WHAT NEEDS TO BE DONE -
Quote every line below exactly and skip any picture.

GIVEN DATA -
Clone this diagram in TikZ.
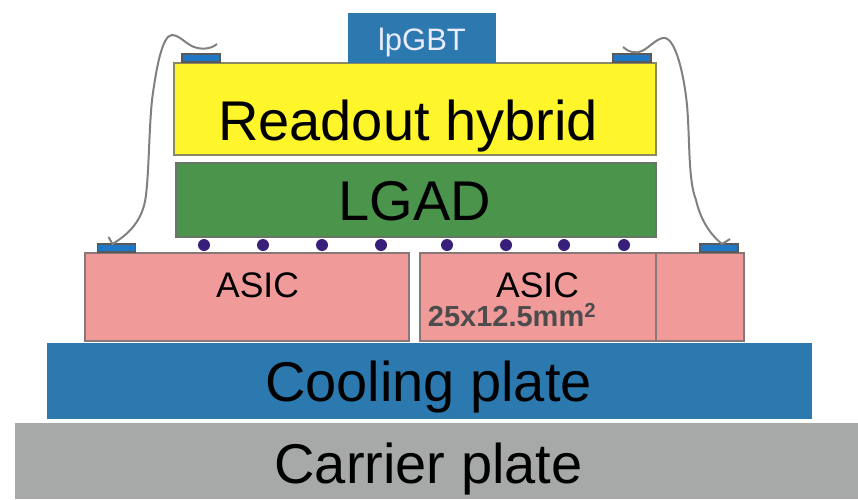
\documentclass[tikz,border=0pt]{standalone}
\usepackage{fontspec}
\setmainfont{Liberation Sans}
\usepackage{xcolor}
\definecolor{hybridyellow}{HTML}{FFF52B}
\definecolor{lgadgreen}{HTML}{4A944C}
\definecolor{coolblue}{HTML}{2B79AE}
\definecolor{asicpink}{HTML}{F19A9A}
\definecolor{carriergray}{HTML}{A7A9A9}
\definecolor{bumppurple}{HTML}{38207A}
\definecolor{padblue}{HTML}{1F78C4}
\tikzset{
  layer/.style={draw=#1!30!black!65,line width=1.8pt,inner sep=0pt,outer sep=0pt},
  plate/.style={inner sep=0pt,outer sep=0pt},
  pad/.style={fill=padblue,draw=black!65,line width=1.6pt,inner sep=0pt,outer sep=0pt,minimum width=38,minimum height=8},
  bump/.style={circle,fill=bumppurple,inner sep=0pt,minimum size=12},
  wire/.style={draw=black!50,line width=2pt,line join=round},
  bigtext/.style={font=\fontsize{56}{56}\selectfont,anchor=base,inner sep=0pt},
  asictext/.style={font=\fontsize{35.5}{36}\selectfont,inner sep=0pt}
}
\begin{document}
\begin{tikzpicture}[x=1pt,y=-1pt]
  \useasboundingbox (0,0) rectangle (858,499);

  % plates
  \node[plate,fill=carriergray,minimum width=843,minimum height=76] (carrier) at (436.5,461) {};
  \node[plate,fill=coolblue,minimum width=765,minimum height=76] (cooling) at (429.5,381) {};
  \node[bigtext] (carriertext) at (428.5,483) {Carrier plate};
  \node[bigtext] (coolingtext) at (428.5,401) {Cooling plate};

  % asics
  \node[layer=asicpink,fill=asicpink,minimum width=324,minimum height=88] (asicA) at (247,297) {};
  \node[layer=asicpink,fill=asicpink,minimum width=236,minimum height=88] (asicB) at (538,297) {};
  \node[layer=asicpink,fill=asicpink,minimum width=88,minimum height=88] (asicC) at (700,297) {};
  \node[asictext] (asicAtext) at (257.5,285) {ASIC};
  \node[asictext] (asicBtext) at (537.5,285) {ASIC};
  \node[inner sep=0pt,text=black!70,font=\bfseries\fontsize{29}{29}\selectfont] (asicsize) at (512,315) {25x12.5mm\textsuperscript{2}};

  % sensor and hybrid
  \node[layer=lgadgreen,fill=lgadgreen,minimum width=480,minimum height=74] (lgad) at (416,200) {};
  \node[layer=hybridyellow,fill=hybridyellow,minimum width=482,minimum height=92] (hybrid) at (415,109) {};
  \node[bigtext] (lgadtext) at (415,220) {LGAD};
  \node[bigtext] (hybridtext) at (408,140) {Readout hybrid};
  \node[plate,fill=coolblue,minimum width=148,minimum height=50] (lpgbt) at (422,38) {};
  \node[plate,anchor=base,text=white!92!blue,font=\fontsize{31}{31}\selectfont] (lpgbttext) at (422,50) {lpGBT};

  % bump bonds
  \foreach \bx in {204,263,322,381,447,506,564,624}
    \node[bump] (bump\bx) at (\bx,245) {};

  % wire bond pads
  \node[pad] (padTL) at (201,58) {};
  \node[pad] (padTR) at (632,58) {};
  \node[pad] (padBL) at (116.5,248) {};
  \node[pad] (padBR) at (719,248) {};

  % wire bonds
  \coordinate (wireTL) at (217,44);
  \coordinate (wireTR) at (623,47);
  \coordinate (wireBL) at ([xshift=-4]padBL.north);
  \coordinate (wireBR) at ([xshift=3]padBR.north);
  \draw[wire] (wireTL) .. controls (210,50) and (198,50) .. (190,45)
    .. controls (182,40) and (178,35) .. (172,35)
    .. controls (162,35) and (156,70) .. (152,100)
    .. controls (149,130) and (149,170) .. (146,195)
    .. controls (143,222) and (127,235) .. (wireBL) -- ++(-4,-7);
  \draw[wire] (wireTR) .. controls (628,52) and (636,54) .. (642,51)
    .. controls (650,47) and (658,37) .. (665,38)
    .. controls (676,40) and (684,75) .. (687,105)
    .. controls (690,140) and (688,180) .. (696,200)
    .. controls (701,222) and (712,236) .. (wireBR) -- ++(8,-5);
\end{tikzpicture}
\end{document}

RESPONSE TO THE TASK -
Clone this diagram in TikZ.
\documentclass[tikz,border=0pt]{standalone}
\usepackage{fontspec}
\setmainfont{Liberation Sans}
\usepackage{xcolor}
\definecolor{hybridyellow}{HTML}{FFF52B}
\definecolor{lgadgreen}{HTML}{4A944C}
\definecolor{coolblue}{HTML}{2B79AE}
\definecolor{asicpink}{HTML}{F19A9A}
\definecolor{carriergray}{HTML}{A7A9A9}
\definecolor{bumppurple}{HTML}{38207A}
\definecolor{padblue}{HTML}{1F78C4}
\tikzset{
  layer/.style={draw=#1!30!black!65,line width=1.8pt,inner sep=0pt,outer sep=0pt},
  plate/.style={inner sep=0pt,outer sep=0pt},
  pad/.style={fill=padblue,draw=black!65,line width=1.6pt,inner sep=0pt,outer sep=0pt,minimum width=38,minimum height=8},
  bump/.style={circle,fill=bumppurple,inner sep=0pt,minimum size=12},
  wire/.style={draw=black!50,line width=2pt,line join=round},
  bigtext/.style={font=\fontsize{56}{56}\selectfont,anchor=base,inner sep=0pt},
  asictext/.style={font=\fontsize{35.5}{36}\selectfont,inner sep=0pt}
}
\begin{document}
\begin{tikzpicture}[x=1pt,y=-1pt]
  \useasboundingbox (0,0) rectangle (858,499);

  % plates
  \node[plate,fill=carriergray,minimum width=843,minimum height=76] (carrier) at (436.5,461) {};
  \node[plate,fill=coolblue,minimum width=765,minimum height=76] (cooling) at (429.5,381) {};
  \node[bigtext] (carriertext) at (428.5,483) {Carrier plate};
  \node[bigtext] (coolingtext) at (428.5,401) {Cooling plate};

  % asics
  \node[layer=asicpink,fill=asicpink,minimum width=324,minimum height=88] (asicA) at (247,297) {};
  \node[layer=asicpink,fill=asicpink,minimum width=236,minimum height=88] (asicB) at (538,297) {};
  \node[layer=asicpink,fill=asicpink,minimum width=88,minimum height=88] (asicC) at (700,297) {};
  \node[asictext] (asicAtext) at (257.5,285) {ASIC};
  \node[asictext] (asicBtext) at (537.5,285) {ASIC};
  \node[inner sep=0pt,text=black!70,font=\bfseries\fontsize{29}{29}\selectfont] (asicsize) at (512,315) {25x12.5mm\textsuperscript{2}};

  % sensor and hybrid
  \node[layer=lgadgreen,fill=lgadgreen,minimum width=480,minimum height=74] (lgad) at (416,200) {};
  \node[layer=hybridyellow,fill=hybridyellow,minimum width=482,minimum height=92] (hybrid) at (415,109) {};
  \node[bigtext] (lgadtext) at (415,220) {LGAD};
  \node[bigtext] (hybridtext) at (408,140) {Readout hybrid};
  \node[plate,fill=coolblue,minimum width=148,minimum height=50] (lpgbt) at (422,38) {};
  \node[plate,anchor=base,text=white!92!blue,font=\fontsize{31}{31}\selectfont] (lpgbttext) at (422,50) {lpGBT};

  % bump bonds
  \foreach \bx in {204,263,322,381,447,506,564,624}
    \node[bump] (bump\bx) at (\bx,245) {};

  % wire bond pads
  \node[pad] (padTL) at (201,58) {};
  \node[pad] (padTR) at (632,58) {};
  \node[pad] (padBL) at (116.5,248) {};
  \node[pad] (padBR) at (719,248) {};

  % wire bonds
  \coordinate (wireTL) at (217,44);
  \coordinate (wireTR) at (623,47);
  \coordinate (wireBL) at ([xshift=-4]padBL.north);
  \coordinate (wireBR) at ([xshift=3]padBR.north);
  \draw[wire] (wireTL) .. controls (210,50) and (198,50) .. (190,45)
    .. controls (182,40) and (178,35) .. (172,35)
    .. controls (162,35) and (156,70) .. (152,100)
    .. controls (149,130) and (149,170) .. (146,195)
    .. controls (143,222) and (127,235) .. (wireBL) -- ++(-4,-7);
  \draw[wire] (wireTR) .. controls (628,52) and (636,54) .. (642,51)
    .. controls (650,47) and (658,37) .. (665,38)
    .. controls (676,40) and (684,75) .. (687,105)
    .. controls (690,140) and (688,180) .. (696,200)
    .. controls (701,222) and (712,236) .. (wireBR) -- ++(8,-5);
\end{tikzpicture}
\end{document}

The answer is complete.